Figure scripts
+++++

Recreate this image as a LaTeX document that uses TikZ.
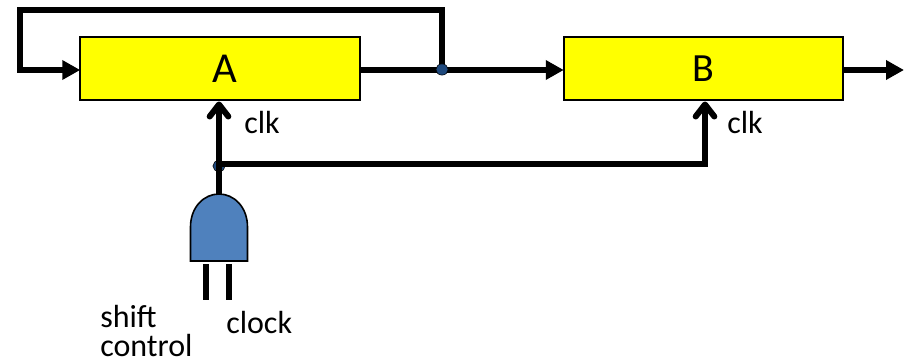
\documentclass[tikz,border=0pt]{standalone}
\usepackage{fontspec}
\setmainfont{Carlito}
\usetikzlibrary{arrows.meta,shapes.geometric}
\definecolor{regyellow}{RGB}{255,255,0}
\definecolor{gateblue}{RGB}{79,129,189}
\definecolor{dotblue}{RGB}{31,73,125}
\tikzset{
  x=0.75pt,y=-0.75pt,
  reg/.style={draw=black,line width=1.2pt,fill=regyellow,minimum width=209.6pt,minimum height=47.6pt,inner sep=0pt,outer sep=0pt},
  wire/.style={line width=4.5pt,draw=black,line join=miter},
  solidarrow/.style={wire,-{Triangle[length=13.5pt,width=14pt]}},
  barbarrow/.style={wire,-{Straight Barb[length=9pt,width=14pt,round]}},
  junction/.style={ellipse,draw=black,line width=.4pt,fill=dotblue,minimum width=9.2pt,minimum height=8.4pt,inner sep=0pt},
  lab/.style={font=\fontsize{24}{26}\selectfont,inner sep=0pt,anchor=base west},
  gatefill/.style={draw=black,line width=1.2pt,fill=gateblue}
}
\begin{document}
\begin{tikzpicture}
\useasboundingbox (0,0) rectangle (904,361);
\node[reg,font=\fontsize{32}{34}\selectfont] (A) at (220,68.5) {\hspace*{7.5pt}\raisebox{-4pt}{A}};
\node[reg,font=\fontsize{30}{32}\selectfont] (B) at (703.5,68.5) {B};
\coordinate (gO) at (219,194);
\coordinate (gI1) at (206,264);
\coordinate (gI2) at (229,264);
\coordinate (in1) at (206,300);
\coordinate (in2) at (229,300);
\coordinate (dotA) at (442,69.5);
\coordinate (dotC) at (219,166);
\coordinate (teeC) at (219,164);
\coordinate (cornerC) at (705,164);
\coordinate (tipAclk) at (219,101.5);
\coordinate (tipBclk) at (705,101.5);
\coordinate (fbTR) at (442,10);
\coordinate (fbTL) at (20,10);
\coordinate (fbBL) at (20,70);
\coordinate (out) at (904,70);
\draw[solidarrow] (dotA) -- (fbTR) -- (fbTL) -- (fbBL) -- (A.west |- fbBL);
\draw[solidarrow] (A.east |- fbBL) -- (B.west |- fbBL);
\draw[solidarrow] (B.east |- fbBL) -- (out);
\node[junction] (jA) at (dotA) {};
\node[junction] (jC) at (dotC) {};
\draw[barbarrow] (gO) -- (tipAclk);
\draw[barbarrow] (teeC) -- (cornerC) -- (tipBclk);
\draw[gatefill] (190.5,261) -- (190.5,227) .. controls (190.5,207) and (204,194) .. (219,194) .. controls (234,194) and (247.5,207) .. (247.5,227) -- (247.5,261) -- cycle;
\draw[line width=4.5pt] (gI1) -- (in1);
\draw[line width=4.5pt] (gI2) -- (in2);
\node[lab] (l1) at (244,133) {clk};
\node[lab] (l2) at (727,133) {clk};
\node[lab] (l3) at (100,327) {shift};
\node[lab] (l4) at (100,356) {control};
\node[lab] (l5) at (226,333) {clock};
\end{tikzpicture}
\end{document}
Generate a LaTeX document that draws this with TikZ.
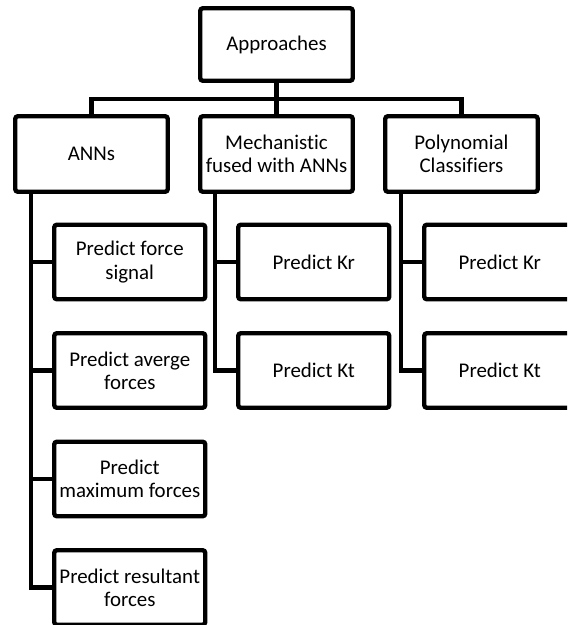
\documentclass[tikz,border=0pt]{standalone}
\usepackage{fontspec}
\setmainfont{Carlito}[Ligatures={NoCommon}]
\usetikzlibrary{positioning}

\begin{document}
\begin{tikzpicture}[node distance=0.68cm and 0.65cm,
    box/.style={draw, line width=2.5pt, rounded corners=1.5pt, minimum width=3.05cm,
                minimum height=1.51cm, inner sep=1pt, outer sep=0pt, align=center,
                font=\fontsize{11.9}{13.2}\selectfont},
    rootbox/.style={box, minimum height=1.45cm},
    leafbox/.style={box, minimum width=3.02cm, minimum height=1.49cm},
    conn/.style={line width=2.5pt}]
  \useasboundingbox (-5.53,0.89) rectangle (5.81,-11.61);
  \clip (-5.53,0.89) rectangle (5.81,-11.61);

  \node[rootbox] (root) {Approaches};
  \node[box, below=0.71cm of root] (mech) {Mechanistic\\fused with ANNs};
  \node[box, left=of mech] (ann) {ANNs};
  \node[box, right=of mech] (poly) {Polynomial\\Classifiers};

  % ANNs branch
  \node[leafbox, below=0.66cm of ann.south west, anchor=north west, xshift=0.78cm] (a1) {Predict force\\signal};
  \node[leafbox, below=of a1] (a2) {Predict averge\\forces};
  \node[leafbox, below=of a2] (a3) {Predict\\maximum forces};
  \node[leafbox, below=of a3] (a4) {Predict resultant\\forces};

  % mechanistic branch
  \node[leafbox, below=0.66cm of mech.south west, anchor=north west, xshift=0.76cm] (m1) {Predict Kr};
  \node[leafbox, below=of m1] (m2) {Predict Kt};

  % polynomial branch
  \node[leafbox, below=0.66cm of poly.south west, anchor=north west, xshift=0.78cm] (p1) {Predict Kr};
  \node[leafbox, below=of p1] (p2) {Predict Kt};

  \coordinate[below=0.36cm of root] (bus);
  \draw[conn] (root) -- (mech);
  \draw[conn] (bus) -| (ann);
  \draw[conn] (bus) -| (poly);

  \foreach \k in {a1,a2,a3,a4}
    \draw[conn] ([xshift=0.31cm]ann.south west) |- (\k);
  \foreach \k in {m1,m2}
    \draw[conn] ([xshift=0.3cm]mech.south west) |- (\k);
  \foreach \k in {p1,p2}
    \draw[conn] ([xshift=0.32cm]poly.south west) |- (\k);
\end{tikzpicture}
\end{document}
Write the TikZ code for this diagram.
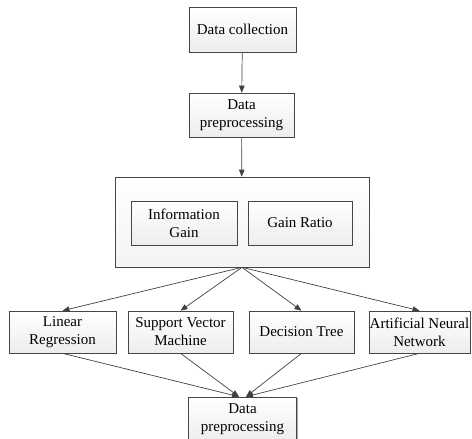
\documentclass[tikz,border=0pt]{standalone}
\usepackage{fontspec}
\setmainfont{Liberation Serif}
\usetikzlibrary{arrows.meta,shadows}
\tikzset{
  box/.style={draw=gray!55!black, line width=.6pt, top color=white, bottom color=gray!14,
    drop shadow={shadow xshift=1.3pt, shadow yshift=-1.3pt, fill=gray!75, opacity=.9},
    align=center, inner xsep=0pt, inner ysep=0pt,
    font=\fontsize{15}{18}\selectfont},
  link/.style={draw=black!75, line width=.7pt, -{Triangle[length=7pt,width=5.5pt]}}
}
\begin{document}
\begin{tikzpicture}[x=1pt,y=-1pt]
\useasboundingbox (0,0) rectangle (472,439);
% pipeline
\node[box, minimum width=107pt, minimum height=45pt] (coll) at (242.5,29.5) {Data collection};
\node[box, minimum width=105pt, minimum height=44pt] (prep) at (241.5,115) {Data\\preprocessing};
% feature selection
\node[box, top color=white, bottom color=gray!9, minimum width=254pt, minimum height=90pt] (fsel) at (242,222) {};
\node[box, minimum width=106pt, minimum height=44pt] (ig) at (184,223) {Information\\Gain};
\node[box, minimum width=104pt, minimum height=44pt] (gr) at (300,223) {Gain Ratio};
% models
\node[box, minimum width=107pt, minimum height=42pt] (lr) at (62.5,332) {Linear\\Regression};
\node[box, minimum width=105pt, minimum height=42pt] (svm) at (180.5,332) {Support Vector\\Machine};
\node[box, minimum width=105pt, minimum height=42pt] (dt) at (301.5,332) {Decision Tree};
\node[box, minimum width=101pt, minimum height=42pt] (ann) at (419.5,332) {\makebox[0pt]{Artificial Neural}\\Network};
\node[box, minimum width=108pt, minimum height=44pt] (fin) at (242.5,419) {Data\\preprocessing};

\draw[link] (coll) -- (prep);
\draw[link] (prep) -- (fsel);
\draw[link] (fsel.south) -- (lr.north);
\draw[link] (fsel.south) -- (svm.north);
\draw[link] (fsel.south) -- (dt.north);
\draw[link] (fsel.south) -- (ann.north);
\draw[link] (lr.south) -- ([xshift=-3.5pt]fin.north);
\draw[link] (svm.south) -- ([xshift=-3.5pt]fin.north);
\draw[link] (dt.south) -- ([xshift=3.5pt]fin.north);
\draw[link] (ann.south) -- ([xshift=3.5pt]fin.north);
\end{tikzpicture}
\end{document}
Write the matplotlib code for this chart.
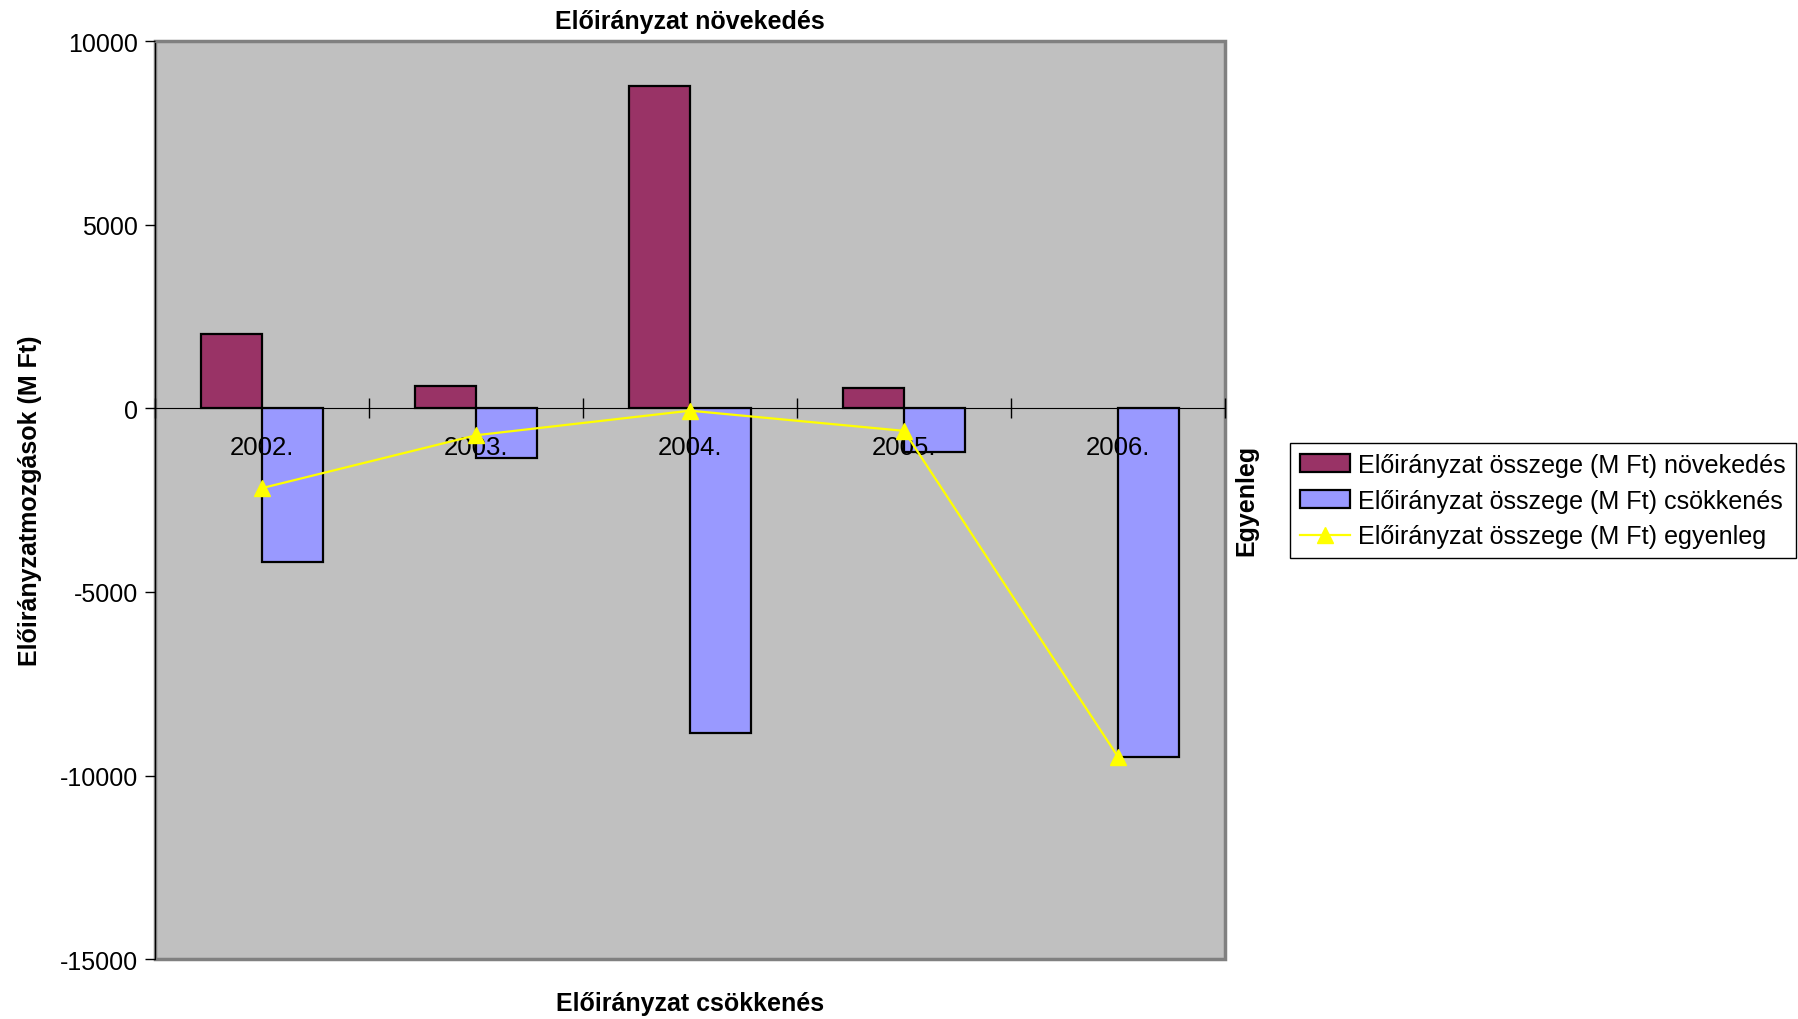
import numpy as np
import matplotlib.pyplot as plt
from matplotlib.patches import Rectangle

plt.rcParams['font.family'] = ['Liberation Sans', 'DejaVu Sans']
plt.rcParams['axes.unicode_minus'] = False

years = ["2002.", "2003.", "2004.", "2005.", "2006."]
novekedes = [2020, 620, 8780, 570, 0]
csokkenes = [-4190, -1350, -8840, -1180, -9490]
egyenleg = [-2170, -730, -60, -610, -9490]

lbl_nov = "Előirányzat összege (M Ft) növekedés"
lbl_csokk = "Előirányzat összege (M Ft) csökkenés"
lbl_egy = "Előirányzat összege (M Ft) egyenleg"

fig = plt.figure(figsize=(17.98, 10.2), dpi=100)
ax = fig.add_axes([0.0862, 0.0588, 0.5951, 0.8996])
ax.set_facecolor("#C0C0C0")
ax.set_axisbelow(False)

x = np.arange(len(years))
w = 1 / 3.5
b1 = ax.bar(x - w / 2, novekedes, w, color="#993366", edgecolor="black",
            linewidth=[0 if v == 0 else 1.6 for v in novekedes], label=lbl_nov, zorder=2)
b2 = ax.bar(x + w / 2, csokkenes, w, color="#9999FF", edgecolor="black",
            linewidth=[0 if v == 0 else 1.6 for v in csokkenes], label=lbl_csokk, zorder=2)
ln, = ax.plot(x, egyenleg, color="#FFFF00", linewidth=1.6, marker="^", markersize=11,
              label=lbl_egy, zorder=4)

ax.set_xlim(-0.5, len(years) - 0.5)
ax.set_ylim(-15000, 10000)
ax.set_yticks(np.arange(-15000, 10001, 5000))
ax.tick_params(axis="y", labelsize=18, direction="out", length=7, width=1, pad=5)

# category axis crosses at zero, with ticks between the categories
ax.spines["bottom"].set_position(("data", 0))
ax.spines["bottom"].set_color("black")
ax.set_xticks(x)
ax.set_xticklabels(years)
ax.set_xticks(np.arange(-0.5, len(years)), minor=True)
ax.tick_params(axis="x", which="major", length=0, labelsize=18.5, pad=19)
ax.tick_params(axis="x", which="minor", direction="inout", length=14, width=1)

ax.spines["top"].set_color("#808080")
ax.spines["right"].set_color("#808080")
ax.spines["top"].set_linewidth(2)
ax.spines["right"].set_linewidth(2)
ax.spines["left"].set_color("black")
ax.add_patch(Rectangle((0, 0), 1, 1, transform=ax.transAxes, fill=False,
                       edgecolor="#808080", linewidth=2.5, zorder=1, clip_on=False))

ax.set_title("Előirányzat növekedés", fontsize=18, fontweight="bold", pad=10)
fig.text(0.3837, 0.0157, "Előirányzat csökkenés", fontsize=18, fontweight="bold",
         ha="center", va="center")
fig.text(0.0165, 0.509, "Előirányzatmozgások (M Ft)", fontsize=18, fontweight="bold",
         rotation=90, ha="center", va="center")
fig.text(0.693, 0.509, "Egyenleg", fontsize=18, fontweight="bold",
         rotation=90, ha="center", va="center")

leg = fig.legend(handles=[b1, b2, ln], loc="center left", bbox_to_anchor=(0.7175, 0.5083),
                 fontsize=18.1, frameon=True, fancybox=False, edgecolor="black", framealpha=1,
                 handlelength=2.0, handletextpad=0.3, borderpad=0.4, labelspacing=0.47,
                 borderaxespad=0)
leg.get_frame().set_linewidth(1)

fig.savefig("out.png", dpi=100)
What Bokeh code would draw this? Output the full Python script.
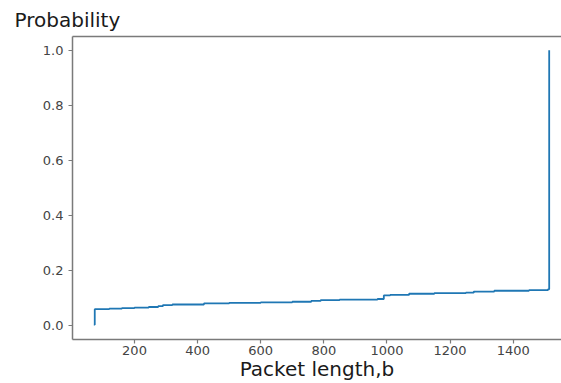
from bokeh.plotting import figure
from bokeh.models import FixedTicker, NumeralTickFormatter, LinearAxis, Range1d
from bokeh.embed import file_html
from bokeh.resources import INLINE

packet_len = [71, 74, 120, 160, 200, 245, 275, 290, 320, 420, 500, 600, 700, 760,
              790, 850, 970, 990, 1010, 1070, 1150, 1250, 1275, 1340, 1450, 1510, 1514]
probability = [0.004, 0.060, 0.062, 0.064, 0.066, 0.068, 0.071, 0.075, 0.077, 0.081,
               0.083, 0.085, 0.087, 0.090, 0.093, 0.095, 0.097, 0.110, 0.112, 0.116,
               0.118, 0.120, 0.124, 0.127, 0.129, 0.132, 1.0]
x_ticks = [200, 400, 600, 800, 1000, 1200, 1400]
y_ticks = [0.0, 0.2, 0.4, 0.6, 0.8, 1.0]

FONT = "DejaVu Sans"
AX = "#7a7a7a"

p = figure(width=561, height=383, output_backend="svg", toolbar_location=None,
           x_range=Range1d(3.5, 1553), y_range=Range1d(-0.05, 1.05),
           x_axis_label="Packet length,b", title="Probability",
           min_border_left=72, min_border_right=0, min_border_top=36, min_border_bottom=0)
p.outline_line_color = None
p.grid.visible = False
p.background_fill_color = "white"
p.border_fill_color = "white"

p.title.text_font = FONT
p.title.text_font_size = "20px"
p.title.text_font_style = "normal"
p.title.text_color = "#1a1a1a"
p.title.align = "left"
p.title.offset = -58
p.title.standoff = 10

for ax in (p.xaxis[0], p.yaxis[0]):
    ax.axis_line_color = AX
    ax.axis_line_width = 1.5
    ax.major_tick_line_color = AX
    ax.major_tick_line_width = 1.2
    ax.major_tick_out = 4
    ax.major_tick_in = 0
    ax.minor_tick_line_color = None
    ax.major_label_text_font = FONT
    ax.major_label_text_font_size = "13px"
    ax.major_label_text_color = "#444444"

p.xaxis[0].ticker = FixedTicker(ticks=x_ticks)
p.yaxis[0].ticker = FixedTicker(ticks=y_ticks)
p.yaxis[0].formatter = NumeralTickFormatter(format="0.0")
p.xaxis[0].major_label_standoff = 2
p.yaxis[0].major_label_standoff = 5
p.xaxis[0].axis_label_text_font = FONT
p.xaxis[0].axis_label_text_font_size = "20px"
p.xaxis[0].axis_label_text_font_style = "normal"
p.xaxis[0].axis_label_text_color = "#1a1a1a"
p.xaxis[0].axis_label_standoff = -1

top = LinearAxis(axis_line_color=AX, axis_line_width=1.5,
                 major_tick_line_color=None, minor_tick_line_color=None,
                 major_label_text_font_size="0px", major_label_standoff=0)
top.ticker = FixedTicker(ticks=[])
p.add_layout(top, "above")

p.step(packet_len, probability, mode="after", line_color="#1f77b4", line_width=1.8)

open("out.html", "w").write(file_html(p, INLINE))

+++++

Repeat the lines between those holding "What Bokeh code" and "from bokeh.resources import INLINE", inclusive. Pictures stay out.

FULL OUTPUT »
What Bokeh code would draw this? Output the full Python script.
from bokeh.plotting import figure
from bokeh.models import FixedTicker, NumeralTickFormatter, LinearAxis, Range1d
from bokeh.embed import file_html
from bokeh.resources import INLINE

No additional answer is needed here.